RECLASS: Multi-Task Deep Learning for App Review Classification
COMP6013 | Oxford Brookes University | 2025-26
README not finished
Overview
RECLASS is a multitask learning system which uses a shared multilingual transformer encoder with task-specific heads and single-task implementations for optional comparison.
| Task | Output | Classes |
|---|---|---|
| Bug Report Detection | Binary | Yes / No |
| Feature Request Detection | Binary | Yes / No |
| Aspect Classification | Multi-class | Driver, App, Pricing, Service, Payment, General |
| Aspect Sentiment | Multi-class | Positive, Neutral, Negative |
Dataset
- Source: Uber Customer Reviews (Kaggle)
- Original size: ~1.07M Reviews
- After Preprocessing: ~495K Reviews
- Annotation subsets: 5,000 from the original distribution, 5,000 from a keyword boosted sample
Preprocessing Steps
-
Removed URLS and emails
-
Normalised text and punctuation
-
Removed duplicate reviews
-
Filtered reviews less than 5 words
-
Output sets
- Original: matches the original distribution of the raw dataset
- Boosted: oversamples bug reports and feature requests using keyword heuristics
Model
- Encoder: XLM-RoBERTa (large multilingual transformer model)
- Architecture:
- Shared encoder
- Task-specific classification heads
- Training setups:
- MTL (Multitask learning)
- STL (Single-task learning)
Class weights are applied to reduce imbalance effects.
Repository Structure
.
├── data
│ └── processed
│ ├── boosted_test.csv
│ ├── boosted_train.csv
│ ├── boosted_val.csv
│ ├── original_test.csv
│ ├── original_train.csv
│ ├── original_val.csv
│ └── review.csv
├── notebooks/
│
├── outputs
│ └── figures/
├── README.md
├── architecture.png
└── src
├── dataset.py
├── evaluate.py
├── infer.py
├── model.py
├── multitag.py
├── preprocess.py
├── sampler.py
└── train.py
Results
Evaluation includes Precision, Recall, Macro F1, Confusion matrices and confidence analysis.

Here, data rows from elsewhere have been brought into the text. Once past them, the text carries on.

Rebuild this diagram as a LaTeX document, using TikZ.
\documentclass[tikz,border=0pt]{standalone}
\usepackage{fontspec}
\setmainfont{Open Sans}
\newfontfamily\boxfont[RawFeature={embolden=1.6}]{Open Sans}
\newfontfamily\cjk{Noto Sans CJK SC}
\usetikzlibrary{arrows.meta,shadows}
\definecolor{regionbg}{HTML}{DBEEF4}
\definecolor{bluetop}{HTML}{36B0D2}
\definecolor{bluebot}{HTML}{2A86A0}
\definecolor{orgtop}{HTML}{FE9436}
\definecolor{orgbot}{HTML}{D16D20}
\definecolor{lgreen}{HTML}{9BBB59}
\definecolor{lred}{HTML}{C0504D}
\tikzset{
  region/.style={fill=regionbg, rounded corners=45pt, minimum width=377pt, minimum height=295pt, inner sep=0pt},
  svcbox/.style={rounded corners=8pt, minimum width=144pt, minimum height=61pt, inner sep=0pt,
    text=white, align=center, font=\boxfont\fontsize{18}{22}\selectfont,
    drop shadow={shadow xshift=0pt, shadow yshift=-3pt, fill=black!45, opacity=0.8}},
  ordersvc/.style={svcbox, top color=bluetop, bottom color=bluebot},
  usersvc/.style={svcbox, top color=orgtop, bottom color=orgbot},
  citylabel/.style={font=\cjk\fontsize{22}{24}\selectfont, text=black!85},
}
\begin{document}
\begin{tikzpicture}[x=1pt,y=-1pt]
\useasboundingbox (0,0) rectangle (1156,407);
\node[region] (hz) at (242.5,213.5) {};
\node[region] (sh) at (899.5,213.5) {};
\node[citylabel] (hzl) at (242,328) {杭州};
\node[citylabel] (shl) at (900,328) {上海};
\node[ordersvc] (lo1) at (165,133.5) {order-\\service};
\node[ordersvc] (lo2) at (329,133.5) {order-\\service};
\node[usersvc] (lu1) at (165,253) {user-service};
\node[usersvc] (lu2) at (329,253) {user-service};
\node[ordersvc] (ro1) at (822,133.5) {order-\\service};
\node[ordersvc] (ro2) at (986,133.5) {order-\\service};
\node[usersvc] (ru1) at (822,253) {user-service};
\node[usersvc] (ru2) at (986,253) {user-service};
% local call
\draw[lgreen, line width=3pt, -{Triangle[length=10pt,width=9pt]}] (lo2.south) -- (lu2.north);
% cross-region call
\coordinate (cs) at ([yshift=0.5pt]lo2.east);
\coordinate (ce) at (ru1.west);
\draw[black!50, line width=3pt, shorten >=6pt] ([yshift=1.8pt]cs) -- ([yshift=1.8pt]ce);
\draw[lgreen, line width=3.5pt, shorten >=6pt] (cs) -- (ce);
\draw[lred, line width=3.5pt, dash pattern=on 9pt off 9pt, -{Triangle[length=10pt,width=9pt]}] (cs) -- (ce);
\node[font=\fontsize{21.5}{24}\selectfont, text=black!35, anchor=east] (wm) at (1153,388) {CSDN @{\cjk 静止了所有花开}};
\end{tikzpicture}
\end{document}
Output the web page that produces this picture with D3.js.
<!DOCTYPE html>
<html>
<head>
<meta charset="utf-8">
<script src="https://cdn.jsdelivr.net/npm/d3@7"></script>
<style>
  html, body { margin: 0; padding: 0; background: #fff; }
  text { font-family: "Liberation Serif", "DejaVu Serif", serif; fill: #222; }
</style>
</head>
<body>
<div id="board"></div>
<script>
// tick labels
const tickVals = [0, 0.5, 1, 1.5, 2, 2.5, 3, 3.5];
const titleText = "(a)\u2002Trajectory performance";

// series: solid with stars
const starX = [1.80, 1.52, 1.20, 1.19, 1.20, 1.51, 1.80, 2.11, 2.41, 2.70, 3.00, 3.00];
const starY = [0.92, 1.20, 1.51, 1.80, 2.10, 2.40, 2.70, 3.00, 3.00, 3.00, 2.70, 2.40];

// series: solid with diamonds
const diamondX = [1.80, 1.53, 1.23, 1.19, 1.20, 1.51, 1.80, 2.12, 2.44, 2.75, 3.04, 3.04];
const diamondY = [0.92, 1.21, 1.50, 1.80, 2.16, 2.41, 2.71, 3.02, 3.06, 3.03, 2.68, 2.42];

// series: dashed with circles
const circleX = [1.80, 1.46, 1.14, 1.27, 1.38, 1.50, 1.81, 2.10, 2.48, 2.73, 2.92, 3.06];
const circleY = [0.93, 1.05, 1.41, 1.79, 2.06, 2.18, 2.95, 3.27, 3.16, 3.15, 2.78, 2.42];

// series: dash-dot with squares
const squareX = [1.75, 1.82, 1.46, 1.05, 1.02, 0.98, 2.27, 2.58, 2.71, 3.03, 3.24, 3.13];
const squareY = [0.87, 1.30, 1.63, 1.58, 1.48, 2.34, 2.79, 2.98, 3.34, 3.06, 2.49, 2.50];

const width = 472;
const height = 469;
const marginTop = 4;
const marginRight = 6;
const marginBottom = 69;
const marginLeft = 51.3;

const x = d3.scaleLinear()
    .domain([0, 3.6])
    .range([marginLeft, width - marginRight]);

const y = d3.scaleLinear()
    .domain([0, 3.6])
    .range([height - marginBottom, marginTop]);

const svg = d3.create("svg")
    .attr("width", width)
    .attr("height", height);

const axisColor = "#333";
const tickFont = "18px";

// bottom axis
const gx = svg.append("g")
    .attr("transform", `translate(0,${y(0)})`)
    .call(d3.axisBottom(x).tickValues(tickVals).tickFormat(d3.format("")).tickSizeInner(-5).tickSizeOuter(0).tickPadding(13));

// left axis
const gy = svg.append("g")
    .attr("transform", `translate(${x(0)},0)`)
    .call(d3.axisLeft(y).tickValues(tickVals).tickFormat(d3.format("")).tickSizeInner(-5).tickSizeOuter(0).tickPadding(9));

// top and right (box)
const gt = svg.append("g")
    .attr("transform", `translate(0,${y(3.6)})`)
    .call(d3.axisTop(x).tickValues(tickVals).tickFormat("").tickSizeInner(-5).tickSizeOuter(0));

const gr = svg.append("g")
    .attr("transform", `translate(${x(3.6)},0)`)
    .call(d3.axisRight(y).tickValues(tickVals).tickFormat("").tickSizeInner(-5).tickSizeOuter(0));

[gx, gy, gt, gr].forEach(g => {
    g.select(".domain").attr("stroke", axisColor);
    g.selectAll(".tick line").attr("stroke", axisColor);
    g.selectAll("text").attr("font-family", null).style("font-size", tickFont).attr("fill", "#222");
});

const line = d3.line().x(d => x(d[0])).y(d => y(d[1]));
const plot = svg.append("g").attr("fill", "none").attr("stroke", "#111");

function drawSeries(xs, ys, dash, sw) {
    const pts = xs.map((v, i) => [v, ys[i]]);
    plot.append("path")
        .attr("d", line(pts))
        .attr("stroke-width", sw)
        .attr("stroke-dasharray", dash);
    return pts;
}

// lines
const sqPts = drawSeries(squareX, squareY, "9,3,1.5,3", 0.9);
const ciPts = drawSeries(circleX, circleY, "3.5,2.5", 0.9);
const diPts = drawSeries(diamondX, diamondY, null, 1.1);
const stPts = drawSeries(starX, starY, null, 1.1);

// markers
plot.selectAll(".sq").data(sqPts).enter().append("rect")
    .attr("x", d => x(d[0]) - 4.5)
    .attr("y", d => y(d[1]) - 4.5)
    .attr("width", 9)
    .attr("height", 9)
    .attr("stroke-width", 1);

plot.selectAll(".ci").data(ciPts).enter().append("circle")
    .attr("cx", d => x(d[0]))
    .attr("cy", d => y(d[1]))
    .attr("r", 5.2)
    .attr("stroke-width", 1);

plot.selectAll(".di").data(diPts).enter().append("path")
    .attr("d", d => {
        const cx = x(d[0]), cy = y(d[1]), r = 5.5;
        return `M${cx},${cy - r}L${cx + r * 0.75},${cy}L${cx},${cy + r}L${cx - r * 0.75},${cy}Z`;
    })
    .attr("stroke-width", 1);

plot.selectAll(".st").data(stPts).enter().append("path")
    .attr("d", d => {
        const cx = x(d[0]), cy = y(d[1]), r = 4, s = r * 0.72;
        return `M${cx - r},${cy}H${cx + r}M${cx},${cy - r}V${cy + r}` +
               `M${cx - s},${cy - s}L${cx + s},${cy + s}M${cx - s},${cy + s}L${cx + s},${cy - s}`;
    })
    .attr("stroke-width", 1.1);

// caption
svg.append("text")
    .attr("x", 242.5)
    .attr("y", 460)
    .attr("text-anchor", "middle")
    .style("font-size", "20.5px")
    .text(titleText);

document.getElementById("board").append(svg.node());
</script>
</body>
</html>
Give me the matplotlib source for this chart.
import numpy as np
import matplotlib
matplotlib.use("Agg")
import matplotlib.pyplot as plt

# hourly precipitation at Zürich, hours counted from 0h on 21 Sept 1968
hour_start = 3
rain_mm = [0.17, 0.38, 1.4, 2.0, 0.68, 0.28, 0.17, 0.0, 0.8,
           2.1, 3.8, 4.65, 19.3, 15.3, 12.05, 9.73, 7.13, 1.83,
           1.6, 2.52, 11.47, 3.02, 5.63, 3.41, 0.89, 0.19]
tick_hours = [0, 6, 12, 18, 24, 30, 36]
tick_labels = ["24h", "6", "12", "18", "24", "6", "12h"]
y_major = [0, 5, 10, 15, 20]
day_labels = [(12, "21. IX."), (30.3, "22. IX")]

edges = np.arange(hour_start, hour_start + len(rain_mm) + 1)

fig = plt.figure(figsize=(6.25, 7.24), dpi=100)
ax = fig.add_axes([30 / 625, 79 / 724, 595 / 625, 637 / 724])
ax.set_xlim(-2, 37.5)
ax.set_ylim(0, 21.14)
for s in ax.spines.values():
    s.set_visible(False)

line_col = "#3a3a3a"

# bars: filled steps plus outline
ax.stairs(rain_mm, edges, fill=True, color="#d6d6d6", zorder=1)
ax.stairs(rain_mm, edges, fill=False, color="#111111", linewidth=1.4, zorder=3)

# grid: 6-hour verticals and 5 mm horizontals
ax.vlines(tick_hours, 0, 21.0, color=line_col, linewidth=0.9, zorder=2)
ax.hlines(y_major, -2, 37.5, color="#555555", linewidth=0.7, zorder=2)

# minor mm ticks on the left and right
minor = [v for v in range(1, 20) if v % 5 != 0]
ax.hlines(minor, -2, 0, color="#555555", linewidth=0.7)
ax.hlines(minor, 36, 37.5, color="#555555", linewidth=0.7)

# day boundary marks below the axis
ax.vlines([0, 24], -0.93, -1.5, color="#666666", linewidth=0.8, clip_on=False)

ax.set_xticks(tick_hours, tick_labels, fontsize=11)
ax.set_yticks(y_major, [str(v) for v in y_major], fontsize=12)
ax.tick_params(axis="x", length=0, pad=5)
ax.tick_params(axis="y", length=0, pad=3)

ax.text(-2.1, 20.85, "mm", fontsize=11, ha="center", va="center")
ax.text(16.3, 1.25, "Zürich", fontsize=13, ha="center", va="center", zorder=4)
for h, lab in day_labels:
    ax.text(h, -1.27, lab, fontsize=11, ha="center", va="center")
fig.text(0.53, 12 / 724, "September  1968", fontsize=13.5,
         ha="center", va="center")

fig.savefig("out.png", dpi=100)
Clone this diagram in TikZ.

Results and summaries are found in outputs/*.json and outputs/figures/
Installation
# Create conda environment
conda create -n reclass python=3.11
conda activate reclass
# Install dependencies
conda install --file requirements.txt
Usage
Train Model
python src/train.py --mode mtl --dataset original
Evaluate Model
python src/evaluate.py --mode mtl --dataset original --model_path <model>.pt
Run Inference
python src/infer.py --mode mtl --model_path <model>.pt --dataset review
Notes
- The same tokenizer is used across training, evaluation and inference to ensure consistency
- Sampling and preprocessing choices are documented further in src files and dissertation
Last updated: January 2025